PROBLEM.
Each record below is to be copied word for word, with pictures removed.

GIVEN DATA.
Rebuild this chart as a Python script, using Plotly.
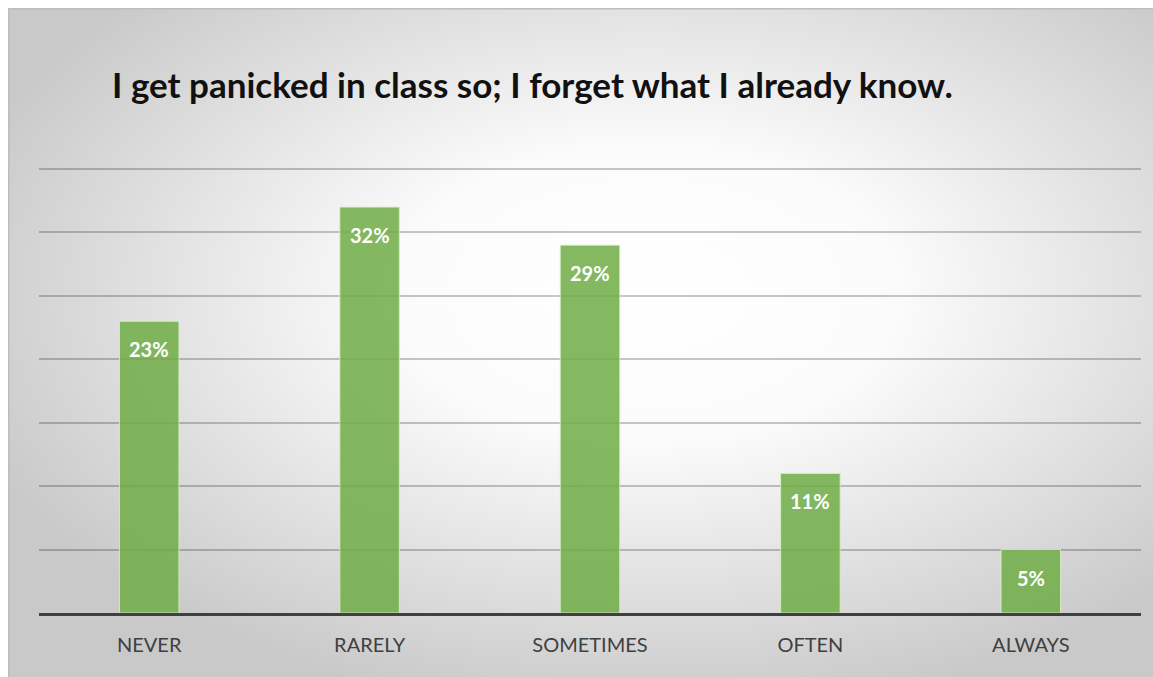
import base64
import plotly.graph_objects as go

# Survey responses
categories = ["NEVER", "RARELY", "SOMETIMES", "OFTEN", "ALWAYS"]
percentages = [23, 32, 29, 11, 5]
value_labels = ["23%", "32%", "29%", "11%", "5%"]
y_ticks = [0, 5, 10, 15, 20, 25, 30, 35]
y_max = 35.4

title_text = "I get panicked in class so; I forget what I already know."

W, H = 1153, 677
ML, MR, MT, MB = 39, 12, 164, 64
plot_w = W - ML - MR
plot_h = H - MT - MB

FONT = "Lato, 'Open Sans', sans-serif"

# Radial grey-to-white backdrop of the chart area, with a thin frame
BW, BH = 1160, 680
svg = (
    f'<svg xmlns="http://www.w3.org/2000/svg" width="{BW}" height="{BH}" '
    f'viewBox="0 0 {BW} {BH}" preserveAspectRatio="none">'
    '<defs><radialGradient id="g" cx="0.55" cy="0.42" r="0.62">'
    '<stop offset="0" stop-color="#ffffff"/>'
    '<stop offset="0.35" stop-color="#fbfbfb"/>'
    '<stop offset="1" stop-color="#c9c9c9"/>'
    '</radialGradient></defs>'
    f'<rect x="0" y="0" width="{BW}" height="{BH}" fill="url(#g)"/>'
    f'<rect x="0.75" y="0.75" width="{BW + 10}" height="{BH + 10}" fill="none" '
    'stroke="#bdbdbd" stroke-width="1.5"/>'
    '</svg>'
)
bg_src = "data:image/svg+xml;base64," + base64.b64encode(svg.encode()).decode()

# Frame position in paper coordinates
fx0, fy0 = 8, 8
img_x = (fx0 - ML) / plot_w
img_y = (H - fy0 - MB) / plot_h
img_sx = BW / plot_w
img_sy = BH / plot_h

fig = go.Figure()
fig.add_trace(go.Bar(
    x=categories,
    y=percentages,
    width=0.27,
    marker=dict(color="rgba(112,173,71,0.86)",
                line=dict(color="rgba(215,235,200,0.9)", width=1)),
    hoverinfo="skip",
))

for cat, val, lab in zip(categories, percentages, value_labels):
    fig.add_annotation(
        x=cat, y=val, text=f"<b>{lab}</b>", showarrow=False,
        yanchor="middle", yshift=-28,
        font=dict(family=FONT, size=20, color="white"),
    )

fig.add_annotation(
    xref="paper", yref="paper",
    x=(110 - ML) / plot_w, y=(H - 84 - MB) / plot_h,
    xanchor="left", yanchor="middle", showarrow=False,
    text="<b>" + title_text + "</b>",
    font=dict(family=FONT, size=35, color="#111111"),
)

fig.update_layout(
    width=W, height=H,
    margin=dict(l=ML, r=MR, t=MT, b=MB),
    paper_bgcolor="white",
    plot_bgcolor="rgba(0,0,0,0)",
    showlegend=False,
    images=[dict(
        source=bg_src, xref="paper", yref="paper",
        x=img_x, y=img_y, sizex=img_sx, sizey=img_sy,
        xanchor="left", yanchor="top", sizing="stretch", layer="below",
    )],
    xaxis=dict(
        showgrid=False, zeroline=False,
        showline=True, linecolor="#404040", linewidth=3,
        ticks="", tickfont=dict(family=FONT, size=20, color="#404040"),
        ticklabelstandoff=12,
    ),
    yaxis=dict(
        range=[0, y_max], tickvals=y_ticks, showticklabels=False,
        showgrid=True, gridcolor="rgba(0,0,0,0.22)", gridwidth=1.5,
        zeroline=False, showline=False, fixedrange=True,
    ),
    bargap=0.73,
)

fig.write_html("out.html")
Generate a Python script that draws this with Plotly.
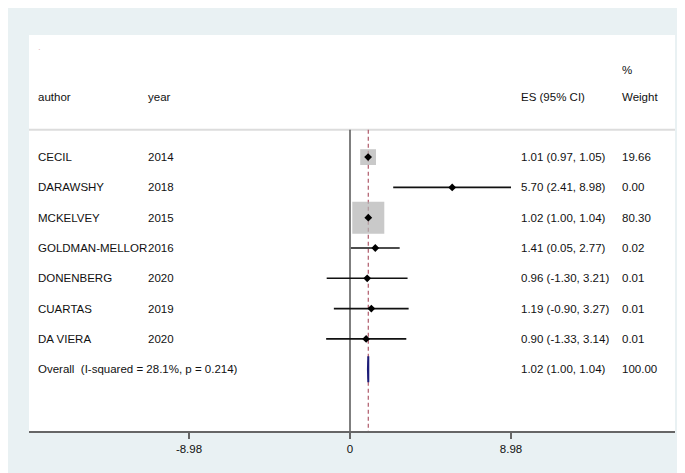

COMPLETED TASK.
Rebuild this chart as a Python script, using Plotly.
import base64
import plotly.graph_objects as go

# Survey responses
categories = ["NEVER", "RARELY", "SOMETIMES", "OFTEN", "ALWAYS"]
percentages = [23, 32, 29, 11, 5]
value_labels = ["23%", "32%", "29%", "11%", "5%"]
y_ticks = [0, 5, 10, 15, 20, 25, 30, 35]
y_max = 35.4

title_text = "I get panicked in class so; I forget what I already know."

W, H = 1153, 677
ML, MR, MT, MB = 39, 12, 164, 64
plot_w = W - ML - MR
plot_h = H - MT - MB

FONT = "Lato, 'Open Sans', sans-serif"

# Radial grey-to-white backdrop of the chart area, with a thin frame
BW, BH = 1160, 680
svg = (
    f'<svg xmlns="http://www.w3.org/2000/svg" width="{BW}" height="{BH}" '
    f'viewBox="0 0 {BW} {BH}" preserveAspectRatio="none">'
    '<defs><radialGradient id="g" cx="0.55" cy="0.42" r="0.62">'
    '<stop offset="0" stop-color="#ffffff"/>'
    '<stop offset="0.35" stop-color="#fbfbfb"/>'
    '<stop offset="1" stop-color="#c9c9c9"/>'
    '</radialGradient></defs>'
    f'<rect x="0" y="0" width="{BW}" height="{BH}" fill="url(#g)"/>'
    f'<rect x="0.75" y="0.75" width="{BW + 10}" height="{BH + 10}" fill="none" '
    'stroke="#bdbdbd" stroke-width="1.5"/>'
    '</svg>'
)
bg_src = "data:image/svg+xml;base64," + base64.b64encode(svg.encode()).decode()

# Frame position in paper coordinates
fx0, fy0 = 8, 8
img_x = (fx0 - ML) / plot_w
img_y = (H - fy0 - MB) / plot_h
img_sx = BW / plot_w
img_sy = BH / plot_h

fig = go.Figure()
fig.add_trace(go.Bar(
    x=categories,
    y=percentages,
    width=0.27,
    marker=dict(color="rgba(112,173,71,0.86)",
                line=dict(color="rgba(215,235,200,0.9)", width=1)),
    hoverinfo="skip",
))

for cat, val, lab in zip(categories, percentages, value_labels):
    fig.add_annotation(
        x=cat, y=val, text=f"<b>{lab}</b>", showarrow=False,
        yanchor="middle", yshift=-28,
        font=dict(family=FONT, size=20, color="white"),
    )

fig.add_annotation(
    xref="paper", yref="paper",
    x=(110 - ML) / plot_w, y=(H - 84 - MB) / plot_h,
    xanchor="left", yanchor="middle", showarrow=False,
    text="<b>" + title_text + "</b>",
    font=dict(family=FONT, size=35, color="#111111"),
)

fig.update_layout(
    width=W, height=H,
    margin=dict(l=ML, r=MR, t=MT, b=MB),
    paper_bgcolor="white",
    plot_bgcolor="rgba(0,0,0,0)",
    showlegend=False,
    images=[dict(
        source=bg_src, xref="paper", yref="paper",
        x=img_x, y=img_y, sizex=img_sx, sizey=img_sy,
        xanchor="left", yanchor="top", sizing="stretch", layer="below",
    )],
    xaxis=dict(
        showgrid=False, zeroline=False,
        showline=True, linecolor="#404040", linewidth=3,
        ticks="", tickfont=dict(family=FONT, size=20, color="#404040"),
        ticklabelstandoff=12,
    ),
    yaxis=dict(
        range=[0, y_max], tickvals=y_ticks, showticklabels=False,
        showgrid=True, gridcolor="rgba(0,0,0,0.22)", gridwidth=1.5,
        zeroline=False, showline=False, fixedrange=True,
    ),
    bargap=0.73,
)

fig.write_html("out.html")
Generate a Python script that draws this with Plotly.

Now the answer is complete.